_What is expected_. Identify all lines in the listing that include the word "this", and copy them out.

[Begin Extracted records]

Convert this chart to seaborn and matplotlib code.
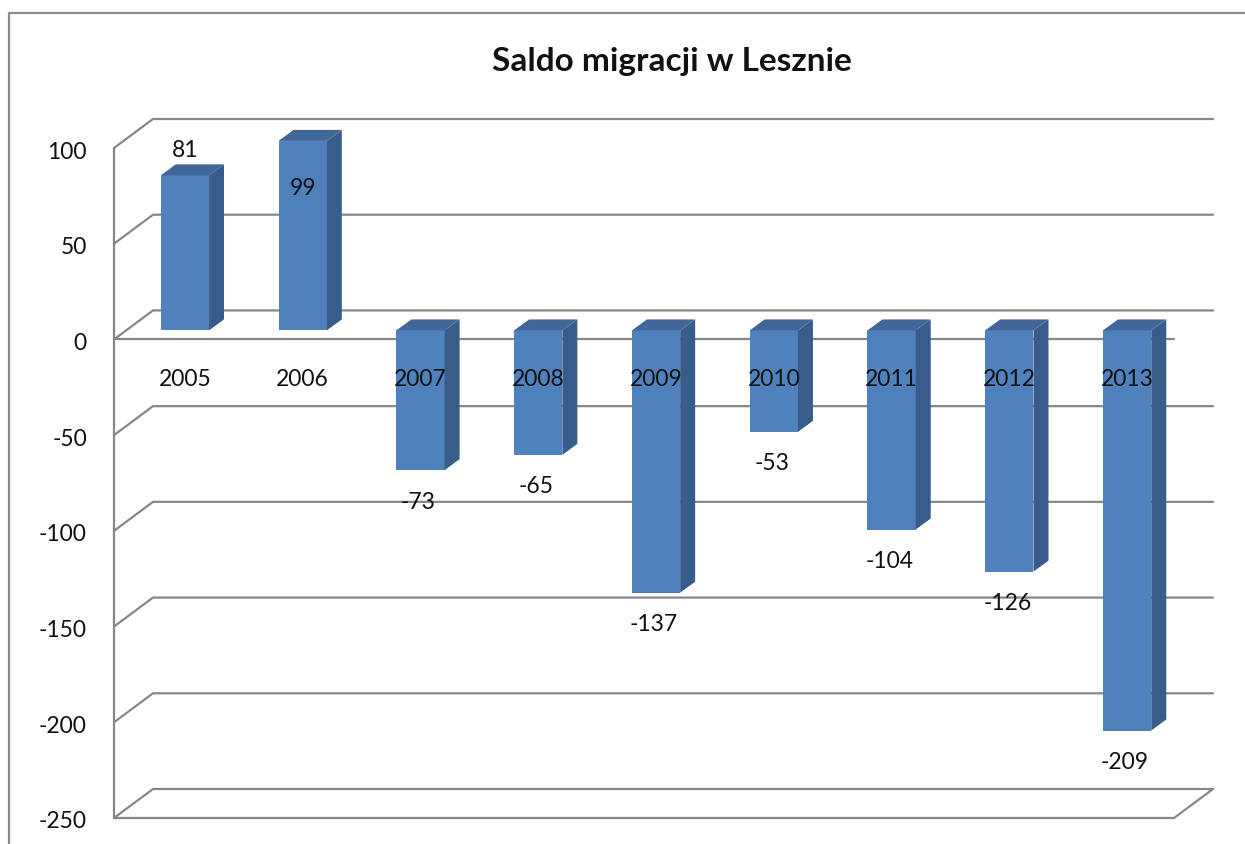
import numpy as np
import pandas as pd
import matplotlib
matplotlib.use("Agg")
import matplotlib.pyplot as plt
import seaborn as sns
from matplotlib.patches import Polygon
from matplotlib.lines import Line2D
from matplotlib.transforms import IdentityTransform

# data
years = ["2005", "2006", "2007", "2008", "2009", "2010", "2011", "2012", "2013"]
saldo = [81, 99, -73, -65, -137, -53, -104, -126, -209]
ytick_values = [100, 50, 0, -50, -100, -150, -200, -250]
title = "Saldo migracji w Lesznie"

FRONT = np.array([-12, -9])   # front wall offset from bar plane (pixels)
BACK = np.array([27, 20])     # back wall offset from bar plane (pixels)
BAR_DEPTH = np.array([15, 11])
GRID = "#878787"
FACE = "#4F81BD"
SIDE = "#385D8A"
TOP = "#41679A"
TXT = "#111111"

sns.set_theme(style="white")
plt.rcParams["font.family"] = ["Lato", "DejaVu Sans"]

W, H = 1245, 845
fig = plt.figure(figsize=(W / 100, H / 100), dpi=100)
fig.patch.set_facecolor("white")
ax = fig.add_axes([126 / W, 35 / H, 1060 / W, 670 / H])

df = pd.DataFrame({"year": years, "saldo": saldo})
sns.barplot(data=df, x="year", y="saldo", ax=ax, color=FACE, saturation=1,
            width=0.41, zorder=3, linewidth=0)
ax.set_xlim(-0.5, 8.5)
ax.set_ylim(min(ytick_values), max(ytick_values))
ax.axis("off")

xmin, xmax = ax.get_xlim()
ident = IdentityTransform()


def px(x, y):
    return ax.transData.transform((x, y))


def pline(points, **kw):
    pts = np.array(points)
    ax.add_line(Line2D(pts[:, 0], pts[:, 1], transform=ident,
                       clip_on=False, color=GRID, lw=1.6, zorder=1, **kw))


def ptext(xy, s, **kw):
    ax.text(xy[0], xy[1], s, transform=ident, clip_on=False, color=TXT, **kw)


# walls / gridlines in perspective
for v in ytick_values:
    fl = px(xmin, v) + FRONT
    bl = px(xmin, v) + BACK
    br = px(xmax, v) + BACK
    pline([fl, bl, br])
    if v in (0, min(ytick_values)):
        fr = px(xmax, v) + FRONT
        pline([fl, fr])
        if v == min(ytick_values):
            pline([fr, br])
    ptext(fl + np.array([-27, -3]), str(v), ha="right", va="center", fontsize=16.5)

pline([px(xmin, max(ytick_values)) + FRONT, px(xmin, min(ytick_values)) + FRONT])

# 3d faces of bars
for patch in ax.patches:
    bb = patch.get_bbox()
    x0, x1 = bb.x0, bb.x1
    ylo, yhi = min(bb.y0, bb.y1), max(bb.y0, bb.y1)
    side = [px(x1, ylo), px(x1, yhi), px(x1, yhi) + BAR_DEPTH, px(x1, ylo) + BAR_DEPTH]
    top = [px(x0, yhi), px(x1, yhi), px(x1, yhi) + BAR_DEPTH, px(x0, yhi) + BAR_DEPTH]
    ax.add_patch(Polygon(side, closed=True, transform=ident,
                         facecolor=SIDE, edgecolor="none", zorder=3, clip_on=False))
    ax.add_patch(Polygon(top, closed=True, transform=ident,
                         facecolor=TOP, edgecolor="none", zorder=3, clip_on=False))

# category labels and value labels
px_per_unit = (px(0, 100)[1] - px(0, 0)[1]) / 100
for i, (yr, v) in enumerate(zip(years, saldo)):
    ptext(px(i, 0) + np.array([0, -48]), yr, ha="center", va="center",
          fontsize=16.5, zorder=5)
    if v >= 0:
        dy = 26 if v + 30 / px_per_unit <= max(ytick_values) else -47
    else:
        dy = -31
    ptext(px(i, v) + np.array([-2 if v < 0 else 0, dy]), str(v), ha="center",
          va="center", fontsize=16.5, zorder=5)

fig.text(672 / W, 1 - 62 / H, title, ha="center", va="center",
         fontsize=24, fontweight="bold", color=TXT)

# chart area border (cut off at right and bottom)
fig.add_artist(Line2D([9 / W, 9 / W, 1], [0, 1 - 14 / H, 1 - 14 / H],
                      transform=fig.transFigure, color="#8a8a8a", lw=1.6))

fig.savefig("out.png", dpi=100)
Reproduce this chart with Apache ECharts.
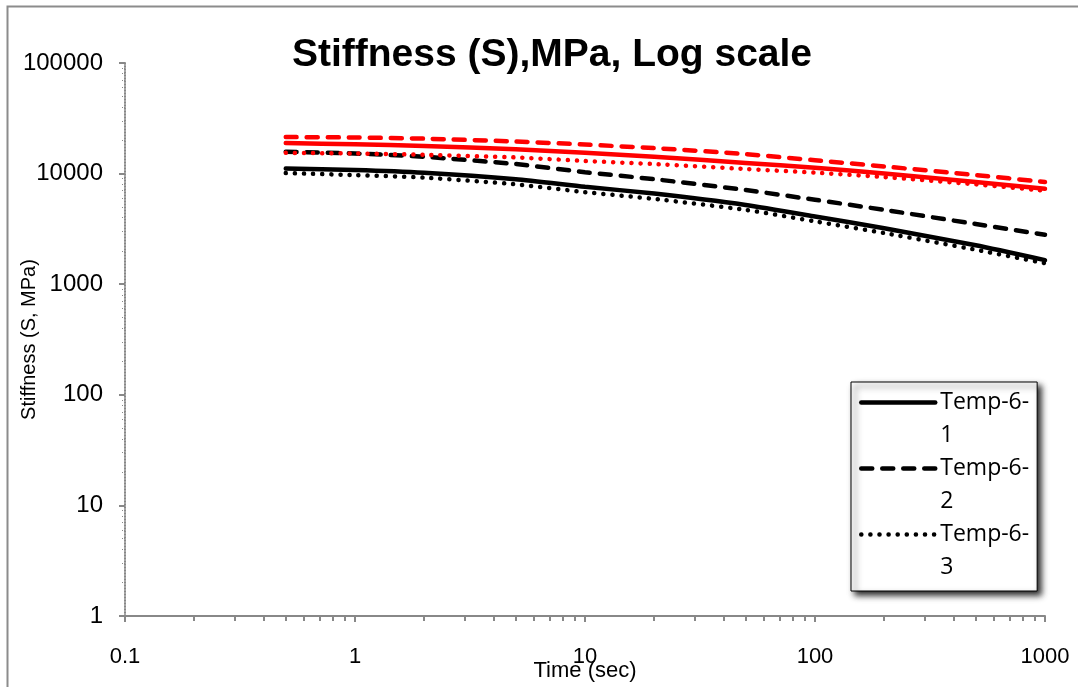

[End Extracted records]

_Correct answer_.
Convert this chart to seaborn and matplotlib code.
Reproduce this chart with Apache ECharts.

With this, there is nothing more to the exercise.